▶ _Written task_:
Set down, word for word, only the lines from the start of the records through the line bearing "import matplotlib.pyplot as plt"; include no pictures.

-- Begin --

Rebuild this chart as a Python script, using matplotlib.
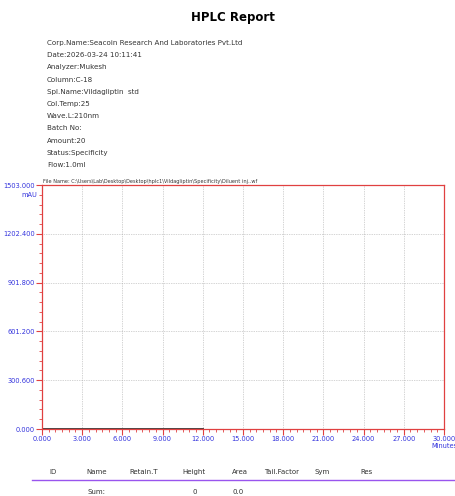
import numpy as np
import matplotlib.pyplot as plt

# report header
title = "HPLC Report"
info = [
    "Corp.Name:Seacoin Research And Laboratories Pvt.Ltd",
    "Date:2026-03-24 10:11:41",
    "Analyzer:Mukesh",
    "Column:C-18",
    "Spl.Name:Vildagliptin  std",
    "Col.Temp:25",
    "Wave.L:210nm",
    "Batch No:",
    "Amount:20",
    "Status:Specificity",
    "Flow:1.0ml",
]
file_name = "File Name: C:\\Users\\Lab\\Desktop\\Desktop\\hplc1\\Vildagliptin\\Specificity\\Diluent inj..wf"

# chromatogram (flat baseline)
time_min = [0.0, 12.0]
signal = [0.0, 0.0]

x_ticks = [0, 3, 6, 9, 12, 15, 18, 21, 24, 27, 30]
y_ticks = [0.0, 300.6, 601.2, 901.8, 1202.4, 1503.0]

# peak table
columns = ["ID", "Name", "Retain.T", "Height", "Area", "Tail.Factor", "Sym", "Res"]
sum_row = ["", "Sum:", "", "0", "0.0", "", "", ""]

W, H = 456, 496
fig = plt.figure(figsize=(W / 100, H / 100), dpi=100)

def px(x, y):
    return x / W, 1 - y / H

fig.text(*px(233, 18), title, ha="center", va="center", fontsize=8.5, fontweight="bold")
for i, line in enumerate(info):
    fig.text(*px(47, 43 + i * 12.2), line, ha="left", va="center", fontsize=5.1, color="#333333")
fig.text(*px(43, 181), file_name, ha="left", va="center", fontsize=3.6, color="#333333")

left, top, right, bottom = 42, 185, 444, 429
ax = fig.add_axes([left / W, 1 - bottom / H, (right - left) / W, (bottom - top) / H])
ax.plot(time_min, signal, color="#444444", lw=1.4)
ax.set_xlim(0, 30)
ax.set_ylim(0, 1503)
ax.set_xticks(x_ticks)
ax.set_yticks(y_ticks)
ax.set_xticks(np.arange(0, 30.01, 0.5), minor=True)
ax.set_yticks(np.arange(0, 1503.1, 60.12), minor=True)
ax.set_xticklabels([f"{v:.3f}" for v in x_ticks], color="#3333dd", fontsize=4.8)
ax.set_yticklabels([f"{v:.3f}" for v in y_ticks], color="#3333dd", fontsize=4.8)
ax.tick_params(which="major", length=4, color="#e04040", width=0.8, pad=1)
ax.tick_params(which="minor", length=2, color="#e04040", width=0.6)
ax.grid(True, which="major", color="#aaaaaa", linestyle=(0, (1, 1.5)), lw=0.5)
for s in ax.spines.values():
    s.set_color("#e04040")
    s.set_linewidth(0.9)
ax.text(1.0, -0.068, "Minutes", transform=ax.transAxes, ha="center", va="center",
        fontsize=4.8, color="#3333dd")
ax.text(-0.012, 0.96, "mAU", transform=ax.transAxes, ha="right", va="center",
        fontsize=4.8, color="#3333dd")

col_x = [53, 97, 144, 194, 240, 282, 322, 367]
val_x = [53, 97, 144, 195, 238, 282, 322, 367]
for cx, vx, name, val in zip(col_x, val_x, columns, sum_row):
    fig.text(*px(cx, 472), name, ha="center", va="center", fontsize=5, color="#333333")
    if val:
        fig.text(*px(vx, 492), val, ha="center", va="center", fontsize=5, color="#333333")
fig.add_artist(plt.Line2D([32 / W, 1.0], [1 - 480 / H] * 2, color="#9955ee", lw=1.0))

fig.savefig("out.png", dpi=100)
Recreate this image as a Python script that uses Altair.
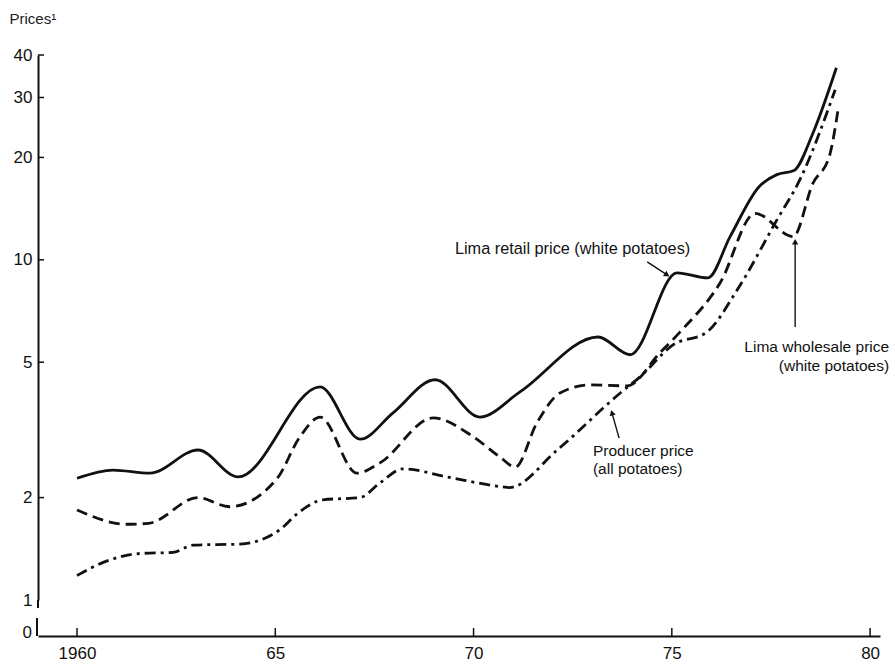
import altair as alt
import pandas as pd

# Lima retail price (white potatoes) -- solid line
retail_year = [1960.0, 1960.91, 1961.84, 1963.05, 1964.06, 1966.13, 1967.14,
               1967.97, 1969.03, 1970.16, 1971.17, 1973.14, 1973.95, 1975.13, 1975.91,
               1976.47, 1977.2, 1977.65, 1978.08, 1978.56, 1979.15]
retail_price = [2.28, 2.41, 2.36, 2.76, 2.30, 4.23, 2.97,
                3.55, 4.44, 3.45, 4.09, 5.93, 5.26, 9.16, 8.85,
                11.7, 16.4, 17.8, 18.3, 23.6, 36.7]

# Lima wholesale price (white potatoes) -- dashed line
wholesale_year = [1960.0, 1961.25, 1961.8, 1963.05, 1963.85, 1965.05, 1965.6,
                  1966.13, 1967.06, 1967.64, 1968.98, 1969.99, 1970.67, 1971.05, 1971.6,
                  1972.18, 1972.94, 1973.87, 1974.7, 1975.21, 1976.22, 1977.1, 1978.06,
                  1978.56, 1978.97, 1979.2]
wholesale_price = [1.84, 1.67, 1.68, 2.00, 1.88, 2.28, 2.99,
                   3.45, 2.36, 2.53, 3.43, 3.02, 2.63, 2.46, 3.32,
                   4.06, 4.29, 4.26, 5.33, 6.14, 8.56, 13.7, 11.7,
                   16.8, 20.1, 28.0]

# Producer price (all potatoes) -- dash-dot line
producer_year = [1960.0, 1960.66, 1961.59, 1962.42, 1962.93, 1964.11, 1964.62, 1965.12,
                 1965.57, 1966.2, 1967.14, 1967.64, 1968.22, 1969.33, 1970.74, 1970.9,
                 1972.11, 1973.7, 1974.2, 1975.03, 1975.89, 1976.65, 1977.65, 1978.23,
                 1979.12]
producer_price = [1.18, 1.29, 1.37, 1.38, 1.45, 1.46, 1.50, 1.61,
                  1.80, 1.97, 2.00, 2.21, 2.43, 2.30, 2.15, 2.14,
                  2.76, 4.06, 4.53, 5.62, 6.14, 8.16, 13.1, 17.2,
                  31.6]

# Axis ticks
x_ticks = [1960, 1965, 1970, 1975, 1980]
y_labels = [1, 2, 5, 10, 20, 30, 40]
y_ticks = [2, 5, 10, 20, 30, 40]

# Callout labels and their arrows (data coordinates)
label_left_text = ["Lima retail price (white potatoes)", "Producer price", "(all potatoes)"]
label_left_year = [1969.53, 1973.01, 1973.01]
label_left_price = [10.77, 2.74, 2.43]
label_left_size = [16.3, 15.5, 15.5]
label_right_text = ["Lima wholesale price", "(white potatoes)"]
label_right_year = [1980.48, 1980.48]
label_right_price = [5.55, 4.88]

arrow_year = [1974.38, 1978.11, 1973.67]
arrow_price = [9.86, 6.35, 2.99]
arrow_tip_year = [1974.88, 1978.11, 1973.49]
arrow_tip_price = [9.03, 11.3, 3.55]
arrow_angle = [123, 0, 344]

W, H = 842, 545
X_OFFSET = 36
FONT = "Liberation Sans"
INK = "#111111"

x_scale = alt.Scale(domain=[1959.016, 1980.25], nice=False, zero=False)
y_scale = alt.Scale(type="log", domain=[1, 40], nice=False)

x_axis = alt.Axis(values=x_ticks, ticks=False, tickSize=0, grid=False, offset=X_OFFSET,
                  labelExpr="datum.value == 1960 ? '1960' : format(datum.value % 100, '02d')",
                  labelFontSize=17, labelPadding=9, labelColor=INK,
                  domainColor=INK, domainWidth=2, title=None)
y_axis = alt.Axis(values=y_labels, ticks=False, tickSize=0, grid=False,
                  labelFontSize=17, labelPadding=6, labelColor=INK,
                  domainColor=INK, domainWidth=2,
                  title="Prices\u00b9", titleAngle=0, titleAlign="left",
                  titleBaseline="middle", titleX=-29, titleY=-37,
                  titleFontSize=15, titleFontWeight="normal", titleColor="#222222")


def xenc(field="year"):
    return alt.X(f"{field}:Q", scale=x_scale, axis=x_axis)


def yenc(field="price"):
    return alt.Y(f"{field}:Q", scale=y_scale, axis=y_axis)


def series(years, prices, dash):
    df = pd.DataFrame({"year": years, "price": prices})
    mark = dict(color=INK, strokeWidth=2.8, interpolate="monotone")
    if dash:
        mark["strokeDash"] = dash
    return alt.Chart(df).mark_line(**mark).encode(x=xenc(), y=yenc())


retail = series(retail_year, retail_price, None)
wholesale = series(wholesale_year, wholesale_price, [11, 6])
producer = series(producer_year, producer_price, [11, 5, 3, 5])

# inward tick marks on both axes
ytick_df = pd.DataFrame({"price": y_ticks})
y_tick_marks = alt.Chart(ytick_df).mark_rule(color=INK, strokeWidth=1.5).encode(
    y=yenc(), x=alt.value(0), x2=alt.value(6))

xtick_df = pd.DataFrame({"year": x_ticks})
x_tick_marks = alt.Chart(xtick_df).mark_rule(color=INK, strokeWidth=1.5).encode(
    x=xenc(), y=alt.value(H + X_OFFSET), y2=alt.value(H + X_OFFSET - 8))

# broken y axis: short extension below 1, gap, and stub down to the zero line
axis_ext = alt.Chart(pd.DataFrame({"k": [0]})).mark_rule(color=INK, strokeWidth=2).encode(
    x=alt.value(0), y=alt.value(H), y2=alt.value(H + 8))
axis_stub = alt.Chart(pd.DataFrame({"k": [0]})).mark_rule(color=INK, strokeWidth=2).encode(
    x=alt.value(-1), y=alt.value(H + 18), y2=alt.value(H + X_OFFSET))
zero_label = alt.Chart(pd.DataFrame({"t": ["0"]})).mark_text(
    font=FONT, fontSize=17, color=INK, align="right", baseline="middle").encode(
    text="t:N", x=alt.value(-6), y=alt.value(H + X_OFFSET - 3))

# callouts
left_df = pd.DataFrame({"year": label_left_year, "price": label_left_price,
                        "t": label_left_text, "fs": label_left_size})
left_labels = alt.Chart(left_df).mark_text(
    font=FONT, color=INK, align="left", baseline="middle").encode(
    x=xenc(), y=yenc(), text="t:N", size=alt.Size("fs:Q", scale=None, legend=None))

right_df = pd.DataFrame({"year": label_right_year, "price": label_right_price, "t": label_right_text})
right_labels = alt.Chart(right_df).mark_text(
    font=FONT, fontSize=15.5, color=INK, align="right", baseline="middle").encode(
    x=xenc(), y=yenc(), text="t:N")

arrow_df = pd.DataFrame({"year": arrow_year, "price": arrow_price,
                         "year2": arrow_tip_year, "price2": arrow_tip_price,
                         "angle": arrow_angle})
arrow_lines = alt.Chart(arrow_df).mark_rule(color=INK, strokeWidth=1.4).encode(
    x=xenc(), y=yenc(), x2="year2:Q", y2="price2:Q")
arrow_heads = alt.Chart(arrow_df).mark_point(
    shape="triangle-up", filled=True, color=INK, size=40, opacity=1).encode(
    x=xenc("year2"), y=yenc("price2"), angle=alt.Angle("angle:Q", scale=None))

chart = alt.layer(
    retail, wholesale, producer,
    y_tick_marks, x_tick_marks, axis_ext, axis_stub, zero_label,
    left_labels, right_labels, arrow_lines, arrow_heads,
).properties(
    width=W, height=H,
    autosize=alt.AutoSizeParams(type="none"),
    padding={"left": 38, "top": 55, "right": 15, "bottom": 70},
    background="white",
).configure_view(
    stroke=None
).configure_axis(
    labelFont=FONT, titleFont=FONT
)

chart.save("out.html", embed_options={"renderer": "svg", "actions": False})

-- End --

▶ _Right answer_:
Rebuild this chart as a Python script, using matplotlib.
import numpy as np
import matplotlib.pyplot as plt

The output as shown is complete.